As metadatas são uma espécie de pulo do gato. Elas vão permitir o player identificar o tipo e arquivo que ele deve executar. “O áudio ao ser tocado no soundbar, por exemplo, o aparelho entende ser um arquivo em Atmos. Vamos supor agora que eu tenha um sistema 5.1. O meu receiver vai receber a metadata e entender que o layer de 5.1 deve ser acessado. Já com o telefone celular, ouvindo música na Apple ou Tidal, o dispositivo que vai tocar lê o metadado daquele arquivo e toca no melhor formato em ele puder ser reproduzido. No caso do Tidal, você consegue ainda que o som que está sendo ouvindo binaural fique mais afastado ou mais próximo mantendo o equilíbrio gerado na mix”, indica Ricardo Camera.
Todas essas opções envolvem modalidades de mixagens diferentes. Mas ao contrário do que acontecia em outros formatos imersivos, isto não representa, necessariamente, um re-trabalho para o engenheiro de áudio. “O que eu percebia nesses formatos multicanais é que os algoritmos de downmix ainda careciam de um desenvolvimento mais apurado. Eles provocavam acúmulos de frequência com as informações que traziam das caixas traseiras para frente. Já trabalhei em várias trilhas de cinema e, quando mixava em 5.1 e tinha de fazer a trilha em estéreo para o delivery, eu mexia bastante, porque se fizesse só o downmix os médio graves embolavam... Ficava uma coisa bem estranha. No Atmos, o downmix é muito especial”, comemora.

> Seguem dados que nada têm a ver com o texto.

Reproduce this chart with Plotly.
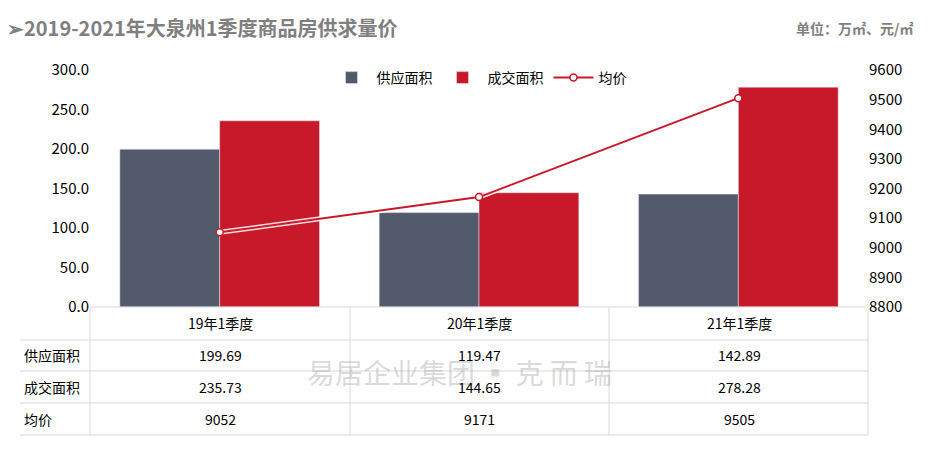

| João Marcello Bôscoli e Ricardo Camera
Mais brilhante
Para os ouvintes, a sensação é, em qualquer formato, a de estar mais próximo das intenções artísticas de Elis e dos músicos que tocam com ela. Para João Marcello, a sensação de missão cumprida. “Quando compara [a remixagem de 2022] com a original [antes do corte para vinil] é esse o som que está lá. Músicos bons, instrumentos bons, microfones que até hoje são bons, mesa analógica boa, tudo muito bem gravado. Eu estou tentando levar você, de olhos fechados, para a sala de teatro ou para o estúdio em que a Elis estava. Mantivemos a coesão [da imagem sonora], como se eles estivessem tocando no estúdio.”, conclui.